Syed Z. Islam, Oak Ridge National Laboratory

Dr. Syed Z. Islam is a Staff Scientist in the Chemical Sciences Division at the U.S Department of Energy's Oak Ridge National Laboratory (ORNL). He joined ORNI in 2018 after completing postdoctoral training at Rensselaer Polytechnic Institute. Dr. Islam earned his Ph.D. in Chemical Engineering from the University of Kentucky (2017), M.S. from North Carolina A&T State University, and B.S. from the Bangladesh University of Engineering and Technology. Dr. Islam's research focuses on the development of energy-efficient separation materials and processes for energy technologies, including gas separation, critical materials separation and recovery, and bioenergy separations. He has co-invented multiple separation technologies, four of which have been licensed to industry for commercialization. Dr. Islam is a recipient of the 2024 R&D 100 Award and the ORN Innovation Award in 2020, 2023, and 2025.

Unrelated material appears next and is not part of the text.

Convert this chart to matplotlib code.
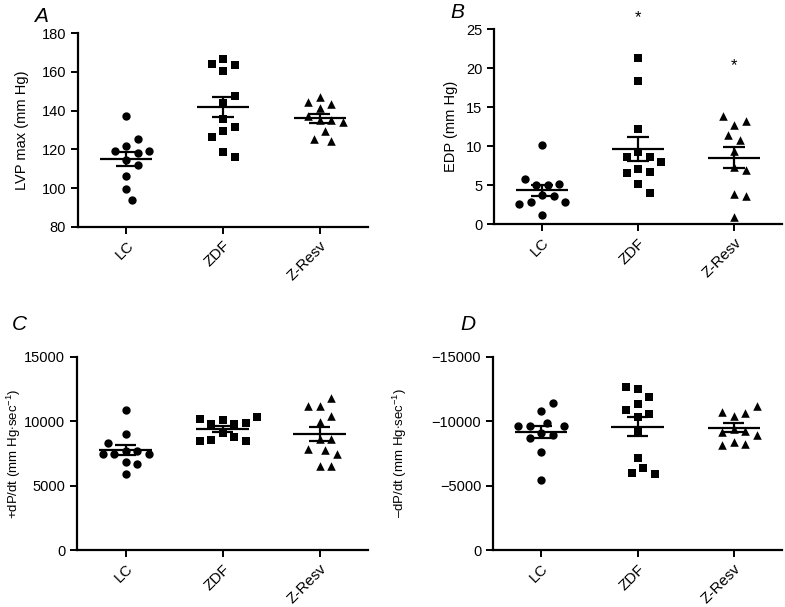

Abstract: Energy-Efficient, Scalable Membrane Processes for High-Purity Critical Mineral Separation and Recovery: From Concept to Commercialization

Rare earth elements (REEs), particularly neodymium (Nd), praseodymium (Pr), and dysprosium (Dy), are critical components of permanent magnets used in hybrid and electric vehicles, wind turbines, a wide range of electronic devices, and defense systems. Rapidly increasing demand and growing supply risks have intensified the need for efficient and sustainable REE recovery technologies. To address this challenge, we have developed an energy-efficient and cost-effective membrane solvent extraction (MSX) process using a neutral extractant for the recovery of REEs from end-of-life permanent magnet scraps.

The MSX process achieved >95% REE recovery with >99.5 wt.% purity across a wide range of scrap magnet feedstocks including electric vehicle motors. High-purity REE recovery was also demonstrated from mining tailings containing low REE concentrations, and individual REEs were successfully separated from mixed REE streams derived from both scrap magnets and mining tailings. Beyond REEs, MSX developed based on a different coordination chemistry showed high performance in recovering critical battery materials—including lithium, cobalt, and nickel—from end-of-life lithium-ion batteries. In addition, a novel MSX-based process was developed for the recovery and separation of gallium and germanium from mining tailings.

Overall, these results demonstrate that MSX is an economically viable and environmentally friendly platform technology for the recovery and separation of critical minerals from diverse primary and secondary feedstocks.